Source excerpt:
^^^^^^^^
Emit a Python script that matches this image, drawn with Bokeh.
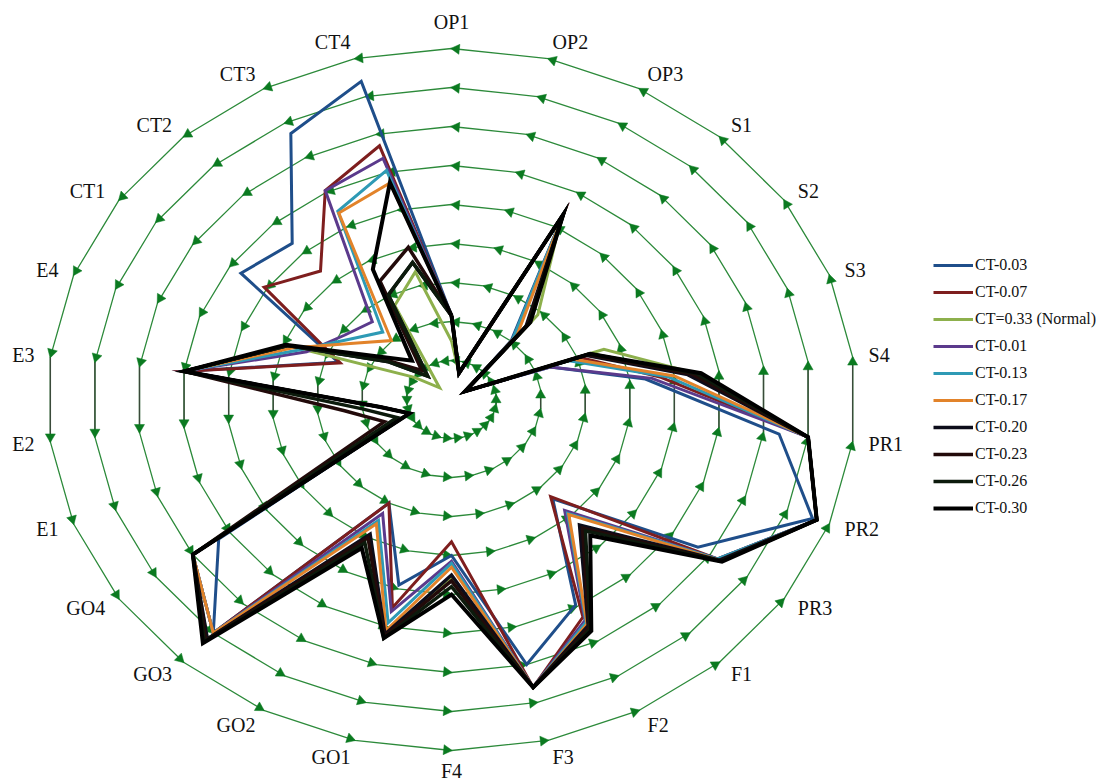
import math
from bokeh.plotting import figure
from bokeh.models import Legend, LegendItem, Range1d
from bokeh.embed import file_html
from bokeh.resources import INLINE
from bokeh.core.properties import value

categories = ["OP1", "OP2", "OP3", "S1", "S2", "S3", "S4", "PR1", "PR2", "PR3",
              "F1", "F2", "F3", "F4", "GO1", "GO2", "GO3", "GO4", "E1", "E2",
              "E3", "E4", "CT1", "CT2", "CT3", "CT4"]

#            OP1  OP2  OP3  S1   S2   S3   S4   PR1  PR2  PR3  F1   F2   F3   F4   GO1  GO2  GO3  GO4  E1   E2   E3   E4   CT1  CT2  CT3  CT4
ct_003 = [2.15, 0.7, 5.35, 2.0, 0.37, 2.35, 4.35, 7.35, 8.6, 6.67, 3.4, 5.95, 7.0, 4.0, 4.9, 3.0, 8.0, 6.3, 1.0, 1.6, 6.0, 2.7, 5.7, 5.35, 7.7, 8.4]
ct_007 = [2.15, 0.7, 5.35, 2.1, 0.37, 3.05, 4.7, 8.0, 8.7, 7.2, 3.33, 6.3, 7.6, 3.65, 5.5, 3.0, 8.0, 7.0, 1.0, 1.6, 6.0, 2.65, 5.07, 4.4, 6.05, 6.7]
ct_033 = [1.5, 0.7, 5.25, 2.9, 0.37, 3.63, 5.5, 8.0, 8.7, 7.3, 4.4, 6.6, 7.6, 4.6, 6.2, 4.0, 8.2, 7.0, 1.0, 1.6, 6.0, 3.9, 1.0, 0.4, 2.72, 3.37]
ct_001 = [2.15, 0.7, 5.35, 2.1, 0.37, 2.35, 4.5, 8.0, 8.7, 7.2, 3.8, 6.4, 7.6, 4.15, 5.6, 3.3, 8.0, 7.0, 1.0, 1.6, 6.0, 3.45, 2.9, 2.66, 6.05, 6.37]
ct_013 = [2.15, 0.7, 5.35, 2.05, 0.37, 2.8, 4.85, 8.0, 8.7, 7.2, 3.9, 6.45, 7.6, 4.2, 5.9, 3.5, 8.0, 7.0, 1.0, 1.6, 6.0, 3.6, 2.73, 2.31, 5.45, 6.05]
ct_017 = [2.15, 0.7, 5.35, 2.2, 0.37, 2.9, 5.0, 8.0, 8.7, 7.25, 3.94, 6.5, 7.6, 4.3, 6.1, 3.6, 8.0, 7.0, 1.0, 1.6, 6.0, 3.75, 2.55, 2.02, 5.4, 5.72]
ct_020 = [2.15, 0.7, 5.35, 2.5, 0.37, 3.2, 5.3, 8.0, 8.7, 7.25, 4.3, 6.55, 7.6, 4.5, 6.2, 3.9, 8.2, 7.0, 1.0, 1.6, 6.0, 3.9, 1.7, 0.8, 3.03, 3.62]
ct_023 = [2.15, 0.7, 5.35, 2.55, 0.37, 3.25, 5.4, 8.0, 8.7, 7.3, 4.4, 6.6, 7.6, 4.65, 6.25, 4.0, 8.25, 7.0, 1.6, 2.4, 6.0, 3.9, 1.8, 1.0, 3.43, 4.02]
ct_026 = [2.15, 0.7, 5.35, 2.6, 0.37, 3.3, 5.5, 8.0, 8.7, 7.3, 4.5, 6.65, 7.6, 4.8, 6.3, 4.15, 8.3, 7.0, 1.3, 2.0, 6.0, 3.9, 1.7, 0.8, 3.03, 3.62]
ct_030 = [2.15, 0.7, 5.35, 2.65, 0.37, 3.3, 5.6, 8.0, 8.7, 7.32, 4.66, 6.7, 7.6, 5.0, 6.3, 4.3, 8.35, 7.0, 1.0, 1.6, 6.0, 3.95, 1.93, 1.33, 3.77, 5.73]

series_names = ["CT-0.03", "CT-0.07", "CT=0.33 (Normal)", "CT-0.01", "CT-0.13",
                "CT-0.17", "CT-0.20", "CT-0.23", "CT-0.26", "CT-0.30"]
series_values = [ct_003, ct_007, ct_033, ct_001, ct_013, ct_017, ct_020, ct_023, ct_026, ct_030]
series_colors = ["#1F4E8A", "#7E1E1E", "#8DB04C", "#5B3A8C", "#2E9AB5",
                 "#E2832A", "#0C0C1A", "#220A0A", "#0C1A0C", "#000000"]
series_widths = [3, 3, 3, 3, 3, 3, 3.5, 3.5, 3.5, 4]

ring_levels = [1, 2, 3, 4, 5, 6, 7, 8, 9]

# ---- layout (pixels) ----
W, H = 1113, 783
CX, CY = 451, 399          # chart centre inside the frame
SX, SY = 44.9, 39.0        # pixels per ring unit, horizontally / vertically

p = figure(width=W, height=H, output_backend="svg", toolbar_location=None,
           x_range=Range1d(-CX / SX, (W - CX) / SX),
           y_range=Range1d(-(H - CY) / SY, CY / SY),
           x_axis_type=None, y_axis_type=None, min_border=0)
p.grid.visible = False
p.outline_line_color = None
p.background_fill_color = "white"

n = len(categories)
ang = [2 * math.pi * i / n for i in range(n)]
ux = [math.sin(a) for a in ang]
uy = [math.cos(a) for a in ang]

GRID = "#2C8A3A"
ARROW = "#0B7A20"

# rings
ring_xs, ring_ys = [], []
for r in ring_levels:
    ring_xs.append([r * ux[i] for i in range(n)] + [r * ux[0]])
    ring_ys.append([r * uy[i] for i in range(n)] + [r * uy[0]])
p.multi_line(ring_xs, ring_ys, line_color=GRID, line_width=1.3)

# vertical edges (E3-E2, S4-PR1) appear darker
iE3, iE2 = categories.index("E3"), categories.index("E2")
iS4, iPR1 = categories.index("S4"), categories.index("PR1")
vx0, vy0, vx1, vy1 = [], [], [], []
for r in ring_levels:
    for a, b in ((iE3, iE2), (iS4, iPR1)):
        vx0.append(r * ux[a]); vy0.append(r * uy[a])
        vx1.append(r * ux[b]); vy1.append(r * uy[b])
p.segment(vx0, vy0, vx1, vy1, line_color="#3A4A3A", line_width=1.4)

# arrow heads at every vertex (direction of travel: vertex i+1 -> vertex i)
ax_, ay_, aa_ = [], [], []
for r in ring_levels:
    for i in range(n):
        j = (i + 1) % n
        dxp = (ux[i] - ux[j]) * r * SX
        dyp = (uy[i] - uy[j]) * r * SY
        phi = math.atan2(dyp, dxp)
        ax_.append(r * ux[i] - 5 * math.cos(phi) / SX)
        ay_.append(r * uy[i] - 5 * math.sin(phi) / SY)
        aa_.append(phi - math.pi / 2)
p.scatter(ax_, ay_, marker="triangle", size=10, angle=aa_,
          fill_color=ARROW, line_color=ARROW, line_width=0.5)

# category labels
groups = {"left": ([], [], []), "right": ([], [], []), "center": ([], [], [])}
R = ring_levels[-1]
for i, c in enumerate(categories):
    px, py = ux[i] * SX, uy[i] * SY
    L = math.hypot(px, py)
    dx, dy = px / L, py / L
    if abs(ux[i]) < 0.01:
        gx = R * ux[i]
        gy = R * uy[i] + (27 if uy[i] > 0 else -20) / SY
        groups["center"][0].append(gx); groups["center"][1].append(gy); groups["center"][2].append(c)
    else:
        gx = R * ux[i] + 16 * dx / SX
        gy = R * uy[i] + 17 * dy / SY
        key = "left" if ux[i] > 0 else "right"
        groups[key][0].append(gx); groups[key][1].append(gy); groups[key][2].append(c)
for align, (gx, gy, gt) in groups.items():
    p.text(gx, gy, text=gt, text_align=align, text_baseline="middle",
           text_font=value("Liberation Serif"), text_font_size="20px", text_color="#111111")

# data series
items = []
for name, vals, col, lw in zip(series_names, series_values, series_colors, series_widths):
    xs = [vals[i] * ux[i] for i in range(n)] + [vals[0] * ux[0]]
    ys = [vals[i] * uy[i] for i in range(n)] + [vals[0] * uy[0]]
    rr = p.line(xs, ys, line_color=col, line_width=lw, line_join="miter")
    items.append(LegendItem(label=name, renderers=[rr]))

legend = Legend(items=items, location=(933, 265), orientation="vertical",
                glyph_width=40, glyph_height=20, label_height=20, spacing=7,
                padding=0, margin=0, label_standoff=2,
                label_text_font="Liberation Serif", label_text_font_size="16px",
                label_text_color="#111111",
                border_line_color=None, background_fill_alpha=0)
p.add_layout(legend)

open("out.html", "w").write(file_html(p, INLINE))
^^^^^^^^
What is needed: Begin at the first line of the data above and repeat each line exactly, stopping after the line containing "1.33, 3.77, 5.73]". Omit the pictures.

Worked solution:
Emit a Python script that matches this image, drawn with Bokeh.
import math
from bokeh.plotting import figure
from bokeh.models import Legend, LegendItem, Range1d
from bokeh.embed import file_html
from bokeh.resources import INLINE
from bokeh.core.properties import value

categories = ["OP1", "OP2", "OP3", "S1", "S2", "S3", "S4", "PR1", "PR2", "PR3",
              "F1", "F2", "F3", "F4", "GO1", "GO2", "GO3", "GO4", "E1", "E2",
              "E3", "E4", "CT1", "CT2", "CT3", "CT4"]

#            OP1  OP2  OP3  S1   S2   S3   S4   PR1  PR2  PR3  F1   F2   F3   F4   GO1  GO2  GO3  GO4  E1   E2   E3   E4   CT1  CT2  CT3  CT4
ct_003 = [2.15, 0.7, 5.35, 2.0, 0.37, 2.35, 4.35, 7.35, 8.6, 6.67, 3.4, 5.95, 7.0, 4.0, 4.9, 3.0, 8.0, 6.3, 1.0, 1.6, 6.0, 2.7, 5.7, 5.35, 7.7, 8.4]
ct_007 = [2.15, 0.7, 5.35, 2.1, 0.37, 3.05, 4.7, 8.0, 8.7, 7.2, 3.33, 6.3, 7.6, 3.65, 5.5, 3.0, 8.0, 7.0, 1.0, 1.6, 6.0, 2.65, 5.07, 4.4, 6.05, 6.7]
ct_033 = [1.5, 0.7, 5.25, 2.9, 0.37, 3.63, 5.5, 8.0, 8.7, 7.3, 4.4, 6.6, 7.6, 4.6, 6.2, 4.0, 8.2, 7.0, 1.0, 1.6, 6.0, 3.9, 1.0, 0.4, 2.72, 3.37]
ct_001 = [2.15, 0.7, 5.35, 2.1, 0.37, 2.35, 4.5, 8.0, 8.7, 7.2, 3.8, 6.4, 7.6, 4.15, 5.6, 3.3, 8.0, 7.0, 1.0, 1.6, 6.0, 3.45, 2.9, 2.66, 6.05, 6.37]
ct_013 = [2.15, 0.7, 5.35, 2.05, 0.37, 2.8, 4.85, 8.0, 8.7, 7.2, 3.9, 6.45, 7.6, 4.2, 5.9, 3.5, 8.0, 7.0, 1.0, 1.6, 6.0, 3.6, 2.73, 2.31, 5.45, 6.05]
ct_017 = [2.15, 0.7, 5.35, 2.2, 0.37, 2.9, 5.0, 8.0, 8.7, 7.25, 3.94, 6.5, 7.6, 4.3, 6.1, 3.6, 8.0, 7.0, 1.0, 1.6, 6.0, 3.75, 2.55, 2.02, 5.4, 5.72]
ct_020 = [2.15, 0.7, 5.35, 2.5, 0.37, 3.2, 5.3, 8.0, 8.7, 7.25, 4.3, 6.55, 7.6, 4.5, 6.2, 3.9, 8.2, 7.0, 1.0, 1.6, 6.0, 3.9, 1.7, 0.8, 3.03, 3.62]
ct_023 = [2.15, 0.7, 5.35, 2.55, 0.37, 3.25, 5.4, 8.0, 8.7, 7.3, 4.4, 6.6, 7.6, 4.65, 6.25, 4.0, 8.25, 7.0, 1.6, 2.4, 6.0, 3.9, 1.8, 1.0, 3.43, 4.02]
ct_026 = [2.15, 0.7, 5.35, 2.6, 0.37, 3.3, 5.5, 8.0, 8.7, 7.3, 4.5, 6.65, 7.6, 4.8, 6.3, 4.15, 8.3, 7.0, 1.3, 2.0, 6.0, 3.9, 1.7, 0.8, 3.03, 3.62]
ct_030 = [2.15, 0.7, 5.35, 2.65, 0.37, 3.3, 5.6, 8.0, 8.7, 7.32, 4.66, 6.7, 7.6, 5.0, 6.3, 4.3, 8.35, 7.0, 1.0, 1.6, 6.0, 3.95, 1.93, 1.33, 3.77, 5.73]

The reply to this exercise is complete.